# 135 mm IS anywhere?



## nvsravank (Dec 24, 2012)

Is the venerable 135mm being replaced with an IS version? Any word on its replacement? Is a replacement even needed other than to take more of our money?


----------



## hemidesign (Dec 24, 2012)

I cannot wait to get this lens.. 135mm f2 IS.. WOW!


----------



## RLPhoto (Dec 24, 2012)

I seriously want a 135 f/1.8L IS.


----------



## crasher8 (Dec 24, 2012)

Of course they will make this. Because I just bought a 135L


----------



## RS2021 (Dec 24, 2012)

Sorry to be the Grinch, but no chance of that anytime soon or even midterm.

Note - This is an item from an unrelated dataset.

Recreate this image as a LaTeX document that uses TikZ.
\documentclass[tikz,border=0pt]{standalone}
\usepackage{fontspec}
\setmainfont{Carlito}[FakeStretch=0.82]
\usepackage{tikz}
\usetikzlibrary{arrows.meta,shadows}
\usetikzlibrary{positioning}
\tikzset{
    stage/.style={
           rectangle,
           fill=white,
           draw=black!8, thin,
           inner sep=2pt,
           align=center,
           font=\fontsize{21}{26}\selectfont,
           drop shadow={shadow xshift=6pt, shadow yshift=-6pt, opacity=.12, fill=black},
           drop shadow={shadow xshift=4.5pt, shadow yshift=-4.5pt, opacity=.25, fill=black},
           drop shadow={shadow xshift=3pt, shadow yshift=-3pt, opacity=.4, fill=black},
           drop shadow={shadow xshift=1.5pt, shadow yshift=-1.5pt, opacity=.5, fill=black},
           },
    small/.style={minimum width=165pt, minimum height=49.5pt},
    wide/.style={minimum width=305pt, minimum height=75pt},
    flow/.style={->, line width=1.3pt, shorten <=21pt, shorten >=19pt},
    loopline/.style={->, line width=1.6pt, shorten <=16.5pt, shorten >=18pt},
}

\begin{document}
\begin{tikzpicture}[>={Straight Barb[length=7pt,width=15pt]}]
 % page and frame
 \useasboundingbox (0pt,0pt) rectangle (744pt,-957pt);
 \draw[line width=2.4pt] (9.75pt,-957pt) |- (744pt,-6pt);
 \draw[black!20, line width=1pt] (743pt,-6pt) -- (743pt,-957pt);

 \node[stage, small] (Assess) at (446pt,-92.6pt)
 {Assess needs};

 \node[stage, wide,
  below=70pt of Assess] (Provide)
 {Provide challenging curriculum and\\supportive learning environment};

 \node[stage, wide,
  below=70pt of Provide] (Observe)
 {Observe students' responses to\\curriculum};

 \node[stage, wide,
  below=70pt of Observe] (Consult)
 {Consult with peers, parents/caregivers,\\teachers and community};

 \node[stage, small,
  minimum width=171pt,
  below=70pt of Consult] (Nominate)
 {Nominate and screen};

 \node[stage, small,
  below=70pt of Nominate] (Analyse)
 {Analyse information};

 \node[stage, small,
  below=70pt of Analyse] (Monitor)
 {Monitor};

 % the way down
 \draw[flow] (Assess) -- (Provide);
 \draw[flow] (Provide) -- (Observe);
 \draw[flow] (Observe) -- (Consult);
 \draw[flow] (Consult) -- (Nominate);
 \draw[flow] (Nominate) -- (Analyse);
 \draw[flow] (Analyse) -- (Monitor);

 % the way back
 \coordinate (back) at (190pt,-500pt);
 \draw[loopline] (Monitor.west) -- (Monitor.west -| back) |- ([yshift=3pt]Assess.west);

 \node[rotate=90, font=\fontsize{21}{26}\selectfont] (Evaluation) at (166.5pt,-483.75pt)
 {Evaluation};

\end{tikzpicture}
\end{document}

Because in terms of satisfaction this lens sits at the tippy-top even in its current form. And Canon has a long long list of must-do things before they start to tinker with things that are highly regarded for both quality and value for the price. 

As for IS, as I said earlier in a 135L thread, "Why paint the peacock?"

Merry Christmas!


----------



## EOBeav (Dec 24, 2012)

Ray2021 said:


> As for IS, as I said earlier in a 135L thread, "Why paint the peacock?



You speak the truth. I just recently rented this lens. Sending it back was very, very difficult. It's now at the top of my list.


----------